Not long after his adventures with the convent, the great noble Marquis takes Don Juan under his own wing to train and mold into a shining galanteado.
The Marquis trains Don Juan with a noble swordsman’s ability and enough passion to satisfy the entire city of widows and mistresses with his master of the supreme pleasure.
This the story begins as the Don Juan pursues passion and seduces the young fair daughter of the King Phillip II, right under his lordship’s nose. The pulse racing rendezvous with Infanata Dona Isabel make it clear that Don Juan will be the eternal sword fighting bachelor, relieving the streets of harm and it’s need for passion. That is until he sets his eyes on the exquisite, lovely, Dona Ana; the untouchable daughter of the fierce Commander of Calatrava, the Morisco-Slayer.
Heart-rendering and comprehensive, filled with evocative details from a seductive time and place, The Lost Diary of Don Juan
illustrates a captivating romance filled with adventure and expectation creating a supreme pleasure for all. Questions and Topics for Discussion
- As an orphan Don Juan depended on the convent and Padre Miguel for healing and growth. Don Juan writes: “It was from Padre Miguel that I learned God always sides with the weak, with the widow and with the orphan.” (p.33). Discuss the quote and focus on the role of the statues, priests and nuns during his early years.
- One of the central themes in the story is passion and seduction and Don Juan’s ability to deliver these experiences to women. What qualities does Don Juan possess that make him so successful? What does this say of Don Juan? How would the women he’s encountered respond?
- Don Juan repeatedly discusses mans’ inability to be monogamous and “to be faithful to ones’ wife seems like an unnecessary penance to almost all men. . . . I am not willing to wed a woman just to be unfaithful and untrue.” (p. 111).
- Don Juan’s friend and benefactor, Don Pedro, the Marquis de la Mota, played a critical part in the development of Don Juan’s noble character. Discuss the significance of the Marquis throughout the book. What forges their relationship?
- Consider the following statement spoken by Fatima, “There was more pleasure in one kiss from the man I loved than a thousand nights with a stranger.” (p. 120). Does Don Juan feel the same? What about the other characters?
- For some, a sexual experience is a union as a bridge to profound feelings of oneness and bliss. How does The Lost Diary of Don Juan celebrate this idea of a blissful union between lovers?
- How does Abrams illustrate the vision of true compassion for women to the reader?
- Sword fighting was a critical part of a gentleman’s existence during this time period. Discuss the art of sword fighting and how Don Juan develops his skill to perfection. How does Don Juan’ strength and his ability for fight with his sword play out in the eyes of women in Sevilla?
- Finally Don Juan discusses the “True Passionate Love,” (p. 257) as he forgets all other women and discovers his need for only Dona Ana. He declares his love to her in her bedchamber.. What is it about Dona Ana that secures a hold over Don Juan? What does she have that other woman do not?
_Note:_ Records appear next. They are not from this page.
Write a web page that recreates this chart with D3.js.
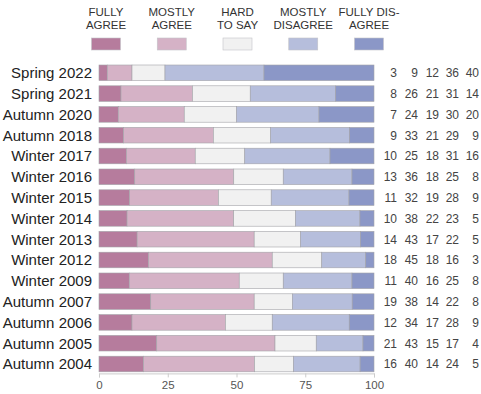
<!DOCTYPE html>
<html lang="en">
<head>
  <meta charset="UTF-8">
  <title>Survey agreement by period</title>
  <script src="https://d3js.org/d3.v7.min.js"></script>
  <style>
    body { margin: 0; background: #fff; font-family: "Liberation Sans", Arial, sans-serif; }
    .axis path, .axis line { stroke: #ccc; }
    .axis text { fill: #555; font-size: 11.5px; }
  </style>
</head>
<body>
<svg width="481" height="394"></svg>

<script>
  const periods = ["Spring 2022", "Spring 2021", "Autumn 2020", "Autumn 2018", "Winter 2017",
                   "Winter 2016", "Winter 2015", "Winter 2014", "Winter 2013", "Winter 2012",
                   "Winter 2009", "Autumn 2007", "Autumn 2006", "Autumn 2005", "Autumn 2004"];
  const keys = ["fullyAgree", "mostlyAgree", "hardToSay", "mostlyDisagree", "fullyDisagree"];
  const legendLabels = [["FULLY", "AGREE"], ["MOSTLY", "AGREE"], ["HARD", "TO SAY"],
                        ["MOSTLY", "DISAGREE"], ["FULLY DIS-", "AGREE"]];
  const fullyAgree     = [3, 8, 7, 9, 10, 13, 11, 10, 14, 18, 11, 19, 12, 21, 16];
  const mostlyAgree    = [9, 26, 24, 33, 25, 36, 32, 38, 43, 45, 40, 38, 34, 43, 40];
  const hardToSay      = [12, 21, 19, 21, 18, 18, 19, 22, 17, 18, 16, 14, 17, 15, 14];
  const mostlyDisagree = [36, 31, 30, 29, 31, 25, 28, 23, 22, 16, 25, 22, 28, 17, 24];
  const fullyDisagree  = [40, 14, 20, 9, 16, 8, 9, 5, 5, 3, 8, 8, 9, 4, 5];
  const xTicks = [0, 25, 50, 75, 100];
  const colors = ["#b67c9d", "#d5b2c6", "#f1f1f1", "#b6bedc", "#8b97c7"];

  const series = [fullyAgree, mostlyAgree, hardToSay, mostlyDisagree, fullyDisagree];
  // shares are scaled so each bar fills 0..100 (rounded rows can sum to 99 or 101)
  const data = periods.map((p, i) => {
    const row = { period: p };
    const total = d3.sum(series, s => s[i]);
    keys.forEach((k, j) => { row[k] = series[j][i] * 100 / total; row[k + "Raw"] = series[j][i]; });
    return row;
  });

  const svg = d3.select("svg");

  const x = d3.scaleLinear().domain([0, 100]).range([99, 374]);
  const y = d3.scaleBand()
              .domain(periods)
              .range([62.4, 374.4])
              .paddingInner(0.25)
              .paddingOuter(0.125);
  const color = d3.scaleOrdinal().domain(keys).range(colors);

  const stacked = d3.stack().keys(keys)(data);

  // Draw bars
  svg.append("g")
    .selectAll("g")
    .data(stacked)
    .join("g")
      .attr("fill", d => color(d.key))
    .selectAll("rect")
    .data(d => d)
    .join("rect")
      .attr("x", d => x(d[0]))
      .attr("y", d => y(d.data.period))
      .attr("width", d => x(d[1]) - x(d[0]))
      .attr("height", y.bandwidth())
      .attr("stroke", "#a3a3a8")
      .attr("stroke-width", 0.6);

  // category labels
  svg.append("g")
    .selectAll("text")
    .data(periods)
    .join("text")
      .attr("x", 92)
      .attr("y", d => y(d) + y.bandwidth() / 2)
      .attr("dy", "0.36em")
      .attr("text-anchor", "end")
      .attr("font-size", 15)
      .attr("fill", "#222")
      .text(d => d);

  // value columns on the right
  const colRight = [397, 418, 439, 459, 479];
  const valueRows = svg.append("g")
    .selectAll("g")
    .data(data)
    .join("g")
      .attr("transform", d => `translate(0,${y(d.period) + y.bandwidth() / 2})`);
  keys.forEach((k, j) => {
    valueRows.append("text")
      .attr("x", colRight[j])
      .attr("dy", "0.36em")
      .attr("text-anchor", "end")
      .attr("font-size", 12)
      .attr("fill", "#444")
      .text(d => d[k + "Raw"]);
  });

  // x-axis
  svg.append("g")
    .attr("class", "axis")
    .attr("transform", `translate(0,${y.range()[1] - 1})`)
    .call(d3.axisBottom(x).tickValues(xTicks).tickSize(4).tickPadding(3));

  // legend
  const legendX = d3.scalePoint().domain(keys).range([106, 369]);
  const legend = svg.append("g")
    .selectAll("g")
    .data(keys)
    .join("g")
      .attr("transform", d => `translate(${legendX(d)},0)`);
  legend.append("rect")
    .attr("x", -14.5)
    .attr("y", 38)
    .attr("width", 29)
    .attr("height", 12)
    .attr("fill", d => color(d))
    .attr("stroke", "#c4c4c8")
    .attr("stroke-width", 0.6);
  legend.each(function(d, i) {
    d3.select(this).selectAll("text")
      .data(legendLabels[i])
      .join("text")
        .attr("y", (t, li) => 16 + li * 13)
        .attr("text-anchor", "middle")
        .attr("font-size", 11.5)
        .attr("fill", "#333")
        .text(t => t);
  });
</script>
</body>
</html>
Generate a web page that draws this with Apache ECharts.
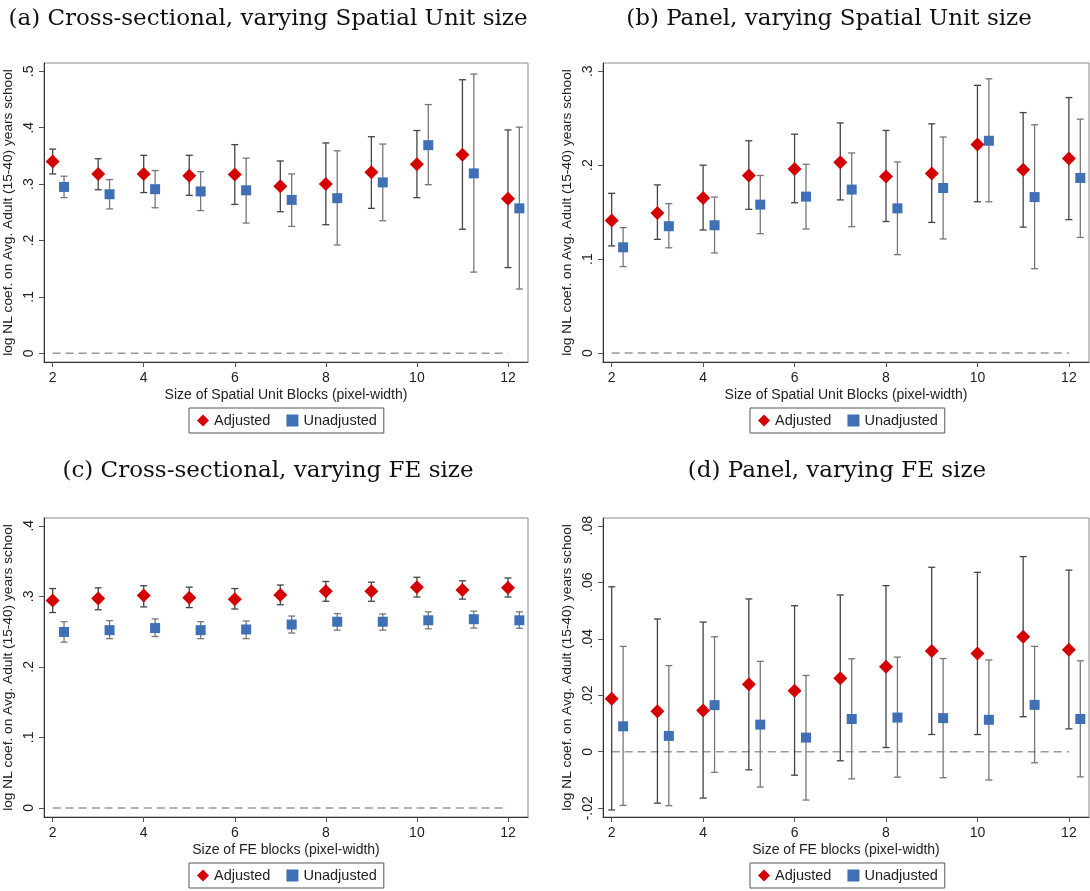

- Don Juan eloquently breathes life into his desire and sensual ability to pleasure woman, and is very successful at the art. Consider the following, “Was it not God Himself who made man to desire women-flesh in his flesh- and for a women’s desire to also be for her man?” (p. 248). How is religion used to support Don Juan’s warm relationships with women and his heightened talents?
- Don Juan declares, “We shared our bodies with a fusion of love and lust- which I now understand is nothing more and nothing less that the consort of love,” (p. 274). Discuss the beauty in the above statement. How does Abrams illustrate Juan’s innocence and tenderness? How does this ending support the Don Juan image of today?
Tips to Enhance Your Book Club
Throw a Casanova party and view the 2005 release of the movie, Casanova,
directed by Lasse Hallstom. Discuss the parallels between Casanova and Don Juan.
http://onlinebooks.library.upenn.edu/webbin/gutbook/lookup?num=5201 is an online historical book for further reading on the historical influences of Don Juan. Visit http://en.wikipedia.org/wiki/Don_Juan_Tenorio to learn more about the story of Don Juan. Peruse these websites to discuss the historical influences of Don Juan.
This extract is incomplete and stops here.